Selon l’organisateur de l’exposition, la colonisation, l’islamisme, l’autoritarisme d’État constituent quelques-uns des multiples traumas de l’histoire contemporaine de l’Algérie. «Ce sont des successions de causes, d’interdits, de dénis, de refoulements qui inhibent la parole et empêchent souvent de la retranscrire sous forme de récit. L’apparition de la fonction testimoniale et documentaire dans l’art algérien contemporain répond ainsi à cette nécessité de témoigner du passé comme du présent – colonisation, guerre de libération, socialisme, décennie noire, ère Bouteflika, Hirak – et de proposer des réécritures, d’exhumer ce qui a été effacé ou falsifié, de donner une voix à tous les oubliés», souligne-t-il.  

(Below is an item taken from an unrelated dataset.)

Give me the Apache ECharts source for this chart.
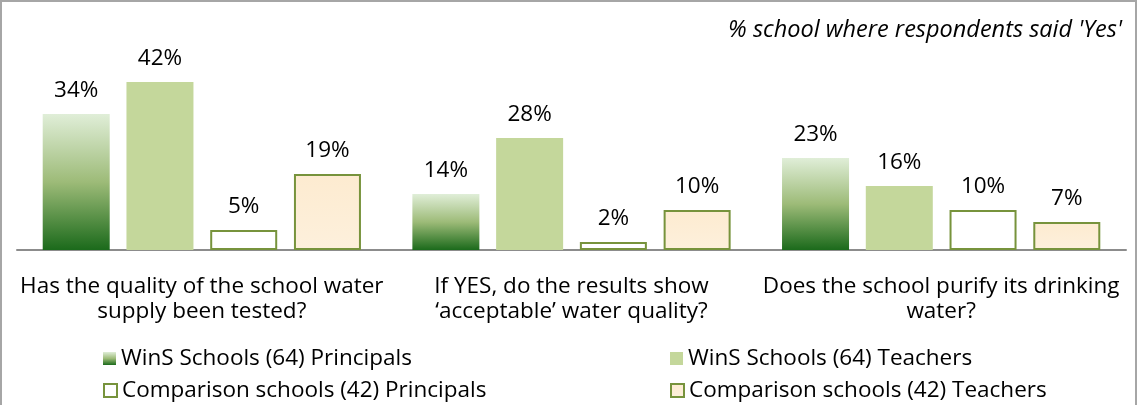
<!DOCTYPE html>
<html>
<head>
<meta charset="utf-8">
<script src="https://cdn.jsdelivr.net/npm/echarts@6/dist/echarts.min.js"></script>
<style>
  html, body { margin: 0; padding: 0; background: #fff; }
  #chart { width: 1137px; height: 405px; box-sizing: border-box; border: 2px solid #a6a6a6; border-bottom: none; }
</style>
</head>
<body>
<div id="chart"></div>
<script>
// data
const categories = [
  'Has the quality of the school water\nsupply been tested?',
  'If YES, do the results show\n\u2018acceptable\u2019 water quality?',
  'Does the school purify its drinking\nwater?'
]
const winsPrincipals = [34, 14, 23]
const winsTeachers = [42, 28, 16]
const compPrincipals = [5, 2, 10]
const compTeachers = [19, 10, 7]
const seriesNames = [
  'WinS Schools (64) Principals',
  'WinS Schools (64) Teachers',
  'Comparison schools (42) Principals',
  'Comparison schools (42) Teachers'
]

const font = 'Open Sans'
const fs = 22.5
const green = '#77933c'
const greenGrad = new echarts.graphic.LinearGradient(0, 0, 0, 1, [
  { offset: 0, color: '#e0eed8' },
  { offset: 0.5, color: '#9dbb78' },
  { offset: 1, color: '#1b6a1b' }
])
const peachGrad = new echarts.graphic.LinearGradient(0, 0, 0, 1, [
  { offset: 0, color: '#fdebd0' },
  { offset: 1, color: '#fdf0dc' }
])

const label = {
  show: true,
  position: 'top',
  distance: 12,
  fontFamily: font,
  fontSize: fs,
  color: '#000',
  formatter: '{c}%'
}

function legendAt(name, left, top) {
  return {
    data: [name],
    left: left,
    top: top,
    itemWidth: 13,
    itemHeight: 13,
    itemGap: 4,
    icon: 'rect',
    textStyle: { fontFamily: font, fontSize: fs, color: '#000' },
    selectedMode: false
  }
}

const chart = echarts.init(document.getElementById('chart'))
chart.setOption({
  animation: false,
  title: {
    text: "% school where respondents said 'Yes'",
    right: 8,
    top: 12,
    textStyle: { fontFamily: font, fontSize: 23.5, fontStyle: 'italic', fontWeight: 'normal', color: '#000' }
  },
  legend: [
    legendAt(seriesNames[0], 96, 340),
    legendAt(seriesNames[1], 663, 340),
    legendAt(seriesNames[2], 96, 372),
    legendAt(seriesNames[3], 663, 372)
  ],
  grid: { left: 15, right: 9, top: 48, bottom: 155 },
  xAxis: {
    type: 'category',
    data: categories,
    axisLine: { lineStyle: { color: '#8c8c8c', width: 2 } },
    axisTick: { show: false },
    axisLabel: {
      fontFamily: font,
      fontSize: fs,
      color: '#000',
      lineHeight: 25,
      margin: 24,
      interval: 0
    }
  },
  yAxis: {
    type: 'value',
    min: 0,
    max: 50,
    show: false
  },
  series: [
    {
      name: seriesNames[0],
      type: 'bar',
      data: winsPrincipals,
      barWidth: 67,
      barGap: '25%',
      itemStyle: { color: greenGrad },
      label: label
    },
    {
      name: seriesNames[1],
      type: 'bar',
      data: winsTeachers,
      barWidth: 67,
      barGap: '25%',
      itemStyle: { color: '#c4d79b' },
      label: label
    },
    {
      name: seriesNames[2],
      type: 'bar',
      data: compPrincipals,
      barWidth: 67,
      barGap: '25%',
      itemStyle: { color: '#ffffff', borderColor: green, borderWidth: 2 },
      label: label
    },
    {
      name: seriesNames[3],
      type: 'bar',
      data: compTeachers,
      barWidth: 67,
      barGap: '25%',
      itemStyle: { color: peachGrad, borderColor: green, borderWidth: 2 },
      label: label
    }
  ]
})
</script>
</body>
</html>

«Quelque part entre le silence et les parlers» réunit des artistes qui sont nés, vivent ou travaillent en Algérie: Louisa Babari, Adel Bentounsi, Walid Bouchouchi, Fatima Chafaa, Dalila Dalléas Bouzar, Mounir Gouri, Fatima Idiri, Sabrina Idiri Chemloul, Amina Menia et Sadek Rahim. Ces créateurs algériens ou franco-algériens ont été sélectionnés par Florian Gaité, qui précise que certains d'eux sont encore peu représentés dans les lieux d'art en France. «Cette représentation, composée de plus de femmes que d’hommes, présente des œuvres réalisées avec des matériaux divers comme le papier, le charbon ou encore le tissu», indique le commissaire de l’exposition lors de notre rencontre.

Lors de son séjour à Oran, Florian Gaité a rencontré Sabrina Idiri Chemloul, une réalisatrice franco-algérienne, lors d’une manifestation du Hirak. Originaire, comme lui, de la ville de Pantin, dans la région parisienne, l’artiste lui a présenté sa maman, Fatima Idiri.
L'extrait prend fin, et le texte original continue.